First, the monthly data is riddled with noise. Until and if we see sustained improvement in the annual comparisons, the case for arguing that housing is set to resume its previous degree of expansion remains a work in progress.

Keep in mind too that interest rates may continue to inch higher in the months ahead and so an additional headwind for housing may be approaching. Note that the recent rise in rates (albeit a modest rise so far) has suspiciously coincided with turbulence in sales and new construction. The national average for the 30-year mortgage was priced at 3.5% in April 2013. It’s been well above 4% this year, although it’s come down a bit lately, settling at 4.3% as of last month. Is it coincidence that the housing market turned sluggish soon after mortgage rates jumped higher last year?
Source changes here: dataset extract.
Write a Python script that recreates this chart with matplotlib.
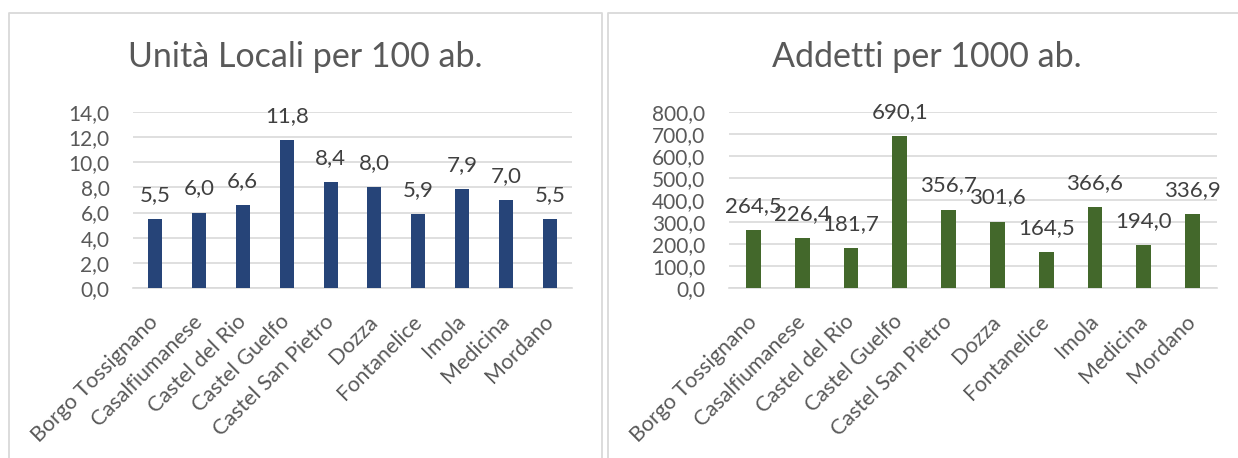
import matplotlib.pyplot as plt
from matplotlib.lines import Line2D
from matplotlib.ticker import FuncFormatter, MultipleLocator

# Dati
comuni = ['Borgo Tossignano', 'Casalfiumanese', 'Castel del Rio', 'Castel Guelfo',
          'Castel San Pietro', 'Dozza', 'Fontanelice', 'Imola', 'Medicina', 'Mordano']
unita_locali = [5.5, 6.0, 6.6, 11.8, 8.4, 8.0, 5.9, 7.9, 7.0, 5.5]
addetti = [264.5, 226.4, 181.7, 690.1, 356.7, 301.6, 164.5, 366.6, 194.0, 336.9]

titolo_sx = 'Unità Locali per 100 ab.'
titolo_dx = 'Addetti per 1000 ab.'

plt.rcParams['font.family'] = ['Lato', 'DejaVu Sans']

W, H = 1238, 458
fig = plt.figure(figsize=(W / 100, H / 100), dpi=100)

grigio = '#D9D9D9'
testo = '#595959'


def virgola(v, pos=None):
    return f'{v:.1f}'.replace('.', ',')


def px(x, y):
    # pixel -> coordinate figura
    return x / W, 1 - y / H


def grafico(rect, valori, colore, ymax, passo, larghezza):
    ax = fig.add_axes(rect)
    x = range(len(comuni))
    ax.bar(x, valori, width=larghezza, color=colore, zorder=3)
    ax.set_xlim(-0.5, len(comuni) - 0.5)
    ax.set_ylim(0, ymax)
    ax.yaxis.set_major_locator(MultipleLocator(passo))
    ax.yaxis.set_major_formatter(FuncFormatter(virgola))
    ax.grid(axis='y', color=grigio, linewidth=1.2, zorder=0)
    for s in ['top', 'right', 'left']:
        ax.spines[s].set_visible(False)
    ax.spines['bottom'].set_color(grigio)
    ax.spines['bottom'].set_linewidth(1.2)
    ax.tick_params(axis='y', length=0, labelsize=15, colors=testo, pad=17)
    ax.set_xticks(list(x))
    ax.set_xticklabels(comuni, rotation=45, ha='right', va='center',
                       rotation_mode='anchor')
    ax.tick_params(axis='x', length=0, labelsize=15.5, colors=testo, pad=22)
    for i, v in enumerate(valori):
        ax.annotate(virgola(v), (i, v), xytext=(0, 13), textcoords='offset points',
                    ha='center', va='baseline', fontsize=16, color='#404040')
    return ax


grafico([133 / W, 1 - 288 / H, (572 - 133) / W, (288 - 112) / H],
        unita_locali, '#264478', 14, 2, 0.32)
grafico([729 / W, 1 - 288 / H, (1217 - 729) / W, (288 - 112) / H],
        addetti, '#43682B', 800, 100, 0.3)

# titoli
fig.text(*px(305, 57), titolo_sx, ha='center', va='center', fontsize=24.5, color=testo)
fig.text(*px(927, 57), titolo_dx, ha='center', va='center', fontsize=24.5, color=testo)

# bordi dei riquadri
bordi = [
    [(9, 9, 602, 602), (H, 13, 13, H)],
    [(608, 608, W + 5), (H, 13, 13)],
]
for xs, ys in bordi:
    fig.add_artist(Line2D([a / W for a in xs], [1 - b / H for b in ys],
                          color=grigio, linewidth=1.3))

fig.savefig('out.png', dpi=100, facecolor='white')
Don’t misunderstand: higher rates that reflect a strengthening economy is a good thing. But it’s still a tricky path for housing. Meantime, let’s not forget that if housing’s having some trouble with forward momentum with rates still close to historic lows, what will the future look like if the price of money continues to normalize? I agree with Professor Robert Shiller, who says that rising rates aren’t a death sentence for housing. But the rising cost of financing home purchases will still contribute to slower growth in the market compared with 2012-2013.

Let’s also recognize that when it comes to economic growth, new construction offers the bigger bang for the buck with regards to raising GDP vs. sales. The sight of a revival in transaction is positive, of course, but housing starts are far more valuable as an input for economic activity and business cycle analysis vs. shifting ownership of homes from one family to another.

The summer reports on housing activity may sort out the debate about the housing market. For the moment, however, I’m still of the view that we’ve seen the best of the recovery for residential real estate in terms of its contribution to economic growth. I don’t see a new downturn in housing per se, but the data suggests that we’re entering a period when growth will be relatively modest and driven less by animal spirits vs. relatively mundane metrics like the growth rates of population, household formations, and wages. By those standards, the case is weak for seeing a new bull market that roars back to life. Instead, think water utility rather than venture capital for evaluating the outlook for housing.